■ What you need to do:
Give every line of the data again, unchanged, but with no pictures.

■ Stored data:
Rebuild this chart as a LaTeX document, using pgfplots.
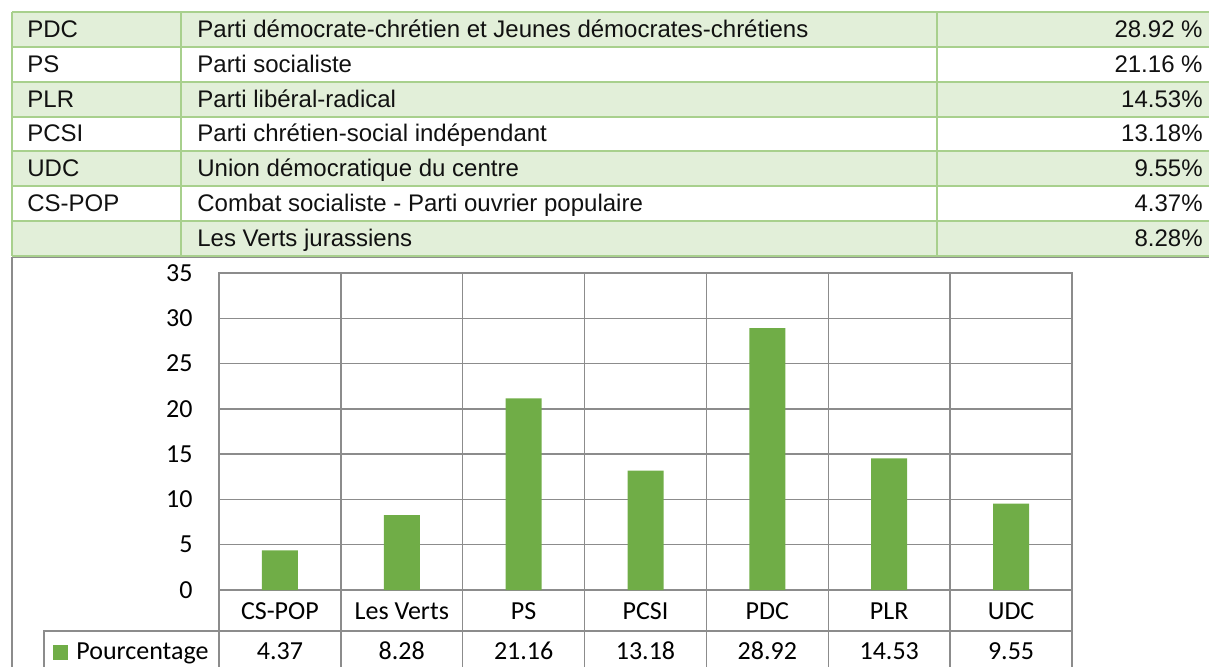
\documentclass[border=0pt]{standalone}
\usepackage{fontspec}
\setmainfont{Liberation Sans}
\newfontfamily\calfont{Carlito}
\usepackage{pgfplots}
\pgfplotsset{compat=1.18}
\definecolor{tabfill}{HTML}{E2EFD9}
\definecolor{tabline}{HTML}{A8D08D}
\definecolor{gridg}{HTML}{8C8C8C}
\definecolor{barg}{HTML}{70AD47}
\definecolor{txt}{HTML}{111111}
\begin{document}
\begin{tikzpicture}
\useasboundingbox (0,0) rectangle (604.5pt,333pt);
\begin{scope}[x=0.5pt,y=-0.5pt,shift={(0,333pt)}]
  % ---- top table ----
  \foreach \r in {0,2,4,6}
    \fill[tabfill] (12,{12+\r*34.857}) rectangle (1215,{12+(\r+1)*34.857});
  \foreach \r in {0,...,7}
    \draw[tabline,line width=1pt] (12,{12+\r*34.857}) -- (1215,{12+\r*34.857});
  \draw[tabline,line width=1pt] (12,12) -- (12,256) (181,12) -- (181,256) (937,12) -- (937,256);
  \foreach \a/\b/\c [count=\i from 0] in {
      PDC/Parti démocrate-chrétien et Jeunes démocrates-chrétiens/28.92 \%,
      PS/Parti socialiste/21.16 \%,
      PLR/Parti libéral-radical/14.53\%,
      PCSI/Parti chrétien-social indépendant/13.18\%,
      UDC/Union démocratique du centre/9.55\%,
      CS-POP/Combat socialiste - Parti ouvrier populaire/4.37\%,
      /Les Verts jurassiens/8.28\%}{
    \node[anchor=base west,inner sep=0pt,font=\fontsize{12}{14}\selectfont,text=txt] at (27,{12+\i*34.857+25.3}) {\a};
    \node[anchor=base west,inner sep=0pt,font=\fontsize{12}{14}\selectfont,text=txt] at (197,{12+\i*34.857+25.3}) {\b};
    \node[anchor=base east,inner sep=0pt,font=\fontsize{12}{14}\selectfont,text=txt] at (1203,{12+\i*34.857+25.3}) {\c};
  }
  % ---- chart frame ----
  \draw[gridg,line width=0.75pt] (1215,257.5) -- (12,257.5) -- (12,672);
  % ---- data table lines ----
  \draw[gridg,line width=0.75pt] (44,672) -- (44,631) -- (1072,631);
  \foreach \k in {0,...,7}
    \draw[gridg,line width=0.75pt] ({219+\k*121.857},590) -- ({219+\k*121.857},672);
  \fill[barg] (53,645) rectangle (68,660);
  \node[anchor=base west,inner sep=0pt,font=\calfont\fontsize{13}{15}\selectfont] at (76,659) {Pourcentage};
  \foreach \lab/\v [count=\k from 0] in {CS-POP/4.37,Les Verts/8.28,PS/21.16,PCSI/13.18,PDC/28.92,PLR/14.53,UDC/9.55}{
    \node[anchor=base,inner sep=0pt,font=\calfont\fontsize{13}{15}\selectfont] at ({219+(\k+0.5)*121.857},619) {\lab};
    \node[anchor=base,inner sep=0pt,font=\calfont\fontsize{13}{15}\selectfont] at ({219+(\k+0.5)*121.857},659) {\v};
  }
\end{scope}
\begin{axis}[
  at={(109.5pt,38pt)}, anchor=south west,
  scale only axis, width=426.5pt, height=158.5pt,
  xmin=-0.5, xmax=6.5, ymin=0, ymax=35,
  ytick={0,5,...,35}, xtick={0,...,6}, xticklabels={},
  minor xtick={0.5,1.5,...,5.5},
  xminorgrids, ymajorgrids,
  grid style={draw=gridg,line width=0.75pt},
  minor grid style={draw=gridg,line width=0.75pt},
  axis line style={draw=gridg,line width=0.75pt},
  major tick style={draw=none}, minor tick style={draw=none},
  /pgf/number format/assume math mode=true,
  yticklabel style={font=\calfont\fontsize{13}{15}\selectfont,anchor=east,inner sep=0pt,xshift=-13pt},
  clip=false,
]
\addplot[ybar,bar width=18pt,fill=barg,draw=none] coordinates {
  (0,4.37) (1,8.28) (2,21.16) (3,13.18) (4,28.92) (5,14.53) (6,9.55)};
\end{axis}
\end{tikzpicture}
\end{document}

■ Solution for this problem:
Rebuild this chart as a LaTeX document, using pgfplots.
\documentclass[border=0pt]{standalone}
\usepackage{fontspec}
\setmainfont{Liberation Sans}
\newfontfamily\calfont{Carlito}
\usepackage{pgfplots}
\pgfplotsset{compat=1.18}
\definecolor{tabfill}{HTML}{E2EFD9}
\definecolor{tabline}{HTML}{A8D08D}
\definecolor{gridg}{HTML}{8C8C8C}
\definecolor{barg}{HTML}{70AD47}
\definecolor{txt}{HTML}{111111}
\begin{document}
\begin{tikzpicture}
\useasboundingbox (0,0) rectangle (604.5pt,333pt);
\begin{scope}[x=0.5pt,y=-0.5pt,shift={(0,333pt)}]
  % ---- top table ----
  \foreach \r in {0,2,4,6}
    \fill[tabfill] (12,{12+\r*34.857}) rectangle (1215,{12+(\r+1)*34.857});
  \foreach \r in {0,...,7}
    \draw[tabline,line width=1pt] (12,{12+\r*34.857}) -- (1215,{12+\r*34.857});
  \draw[tabline,line width=1pt] (12,12) -- (12,256) (181,12) -- (181,256) (937,12) -- (937,256);
  \foreach \a/\b/\c [count=\i from 0] in {
      PDC/Parti démocrate-chrétien et Jeunes démocrates-chrétiens/28.92 \%,
      PS/Parti socialiste/21.16 \%,
      PLR/Parti libéral-radical/14.53\%,
      PCSI/Parti chrétien-social indépendant/13.18\%,
      UDC/Union démocratique du centre/9.55\%,
      CS-POP/Combat socialiste - Parti ouvrier populaire/4.37\%,
      /Les Verts jurassiens/8.28\%}{
    \node[anchor=base west,inner sep=0pt,font=\fontsize{12}{14}\selectfont,text=txt] at (27,{12+\i*34.857+25.3}) {\a};
    \node[anchor=base west,inner sep=0pt,font=\fontsize{12}{14}\selectfont,text=txt] at (197,{12+\i*34.857+25.3}) {\b};
    \node[anchor=base east,inner sep=0pt,font=\fontsize{12}{14}\selectfont,text=txt] at (1203,{12+\i*34.857+25.3}) {\c};
  }
  % ---- chart frame ----
  \draw[gridg,line width=0.75pt] (1215,257.5) -- (12,257.5) -- (12,672);
  % ---- data table lines ----
  \draw[gridg,line width=0.75pt] (44,672) -- (44,631) -- (1072,631);
  \foreach \k in {0,...,7}
    \draw[gridg,line width=0.75pt] ({219+\k*121.857},590) -- ({219+\k*121.857},672);
  \fill[barg] (53,645) rectangle (68,660);
  \node[anchor=base west,inner sep=0pt,font=\calfont\fontsize{13}{15}\selectfont] at (76,659) {Pourcentage};
  \foreach \lab/\v [count=\k from 0] in {CS-POP/4.37,Les Verts/8.28,PS/21.16,PCSI/13.18,PDC/28.92,PLR/14.53,UDC/9.55}{
    \node[anchor=base,inner sep=0pt,font=\calfont\fontsize{13}{15}\selectfont] at ({219+(\k+0.5)*121.857},619) {\lab};
    \node[anchor=base,inner sep=0pt,font=\calfont\fontsize{13}{15}\selectfont] at ({219+(\k+0.5)*121.857},659) {\v};
  }
\end{scope}
\begin{axis}[
  at={(109.5pt,38pt)}, anchor=south west,
  scale only axis, width=426.5pt, height=158.5pt,
  xmin=-0.5, xmax=6.5, ymin=0, ymax=35,
  ytick={0,5,...,35}, xtick={0,...,6}, xticklabels={},
  minor xtick={0.5,1.5,...,5.5},
  xminorgrids, ymajorgrids,
  grid style={draw=gridg,line width=0.75pt},
  minor grid style={draw=gridg,line width=0.75pt},
  axis line style={draw=gridg,line width=0.75pt},
  major tick style={draw=none}, minor tick style={draw=none},
  /pgf/number format/assume math mode=true,
  yticklabel style={font=\calfont\fontsize{13}{15}\selectfont,anchor=east,inner sep=0pt,xshift=-13pt},
  clip=false,
]
\addplot[ybar,bar width=18pt,fill=barg,draw=none] coordinates {
  (0,4.37) (1,8.28) (2,21.16) (3,13.18) (4,28.92) (5,14.53) (6,9.55)};
\end{axis}
\end{tikzpicture}
\end{document}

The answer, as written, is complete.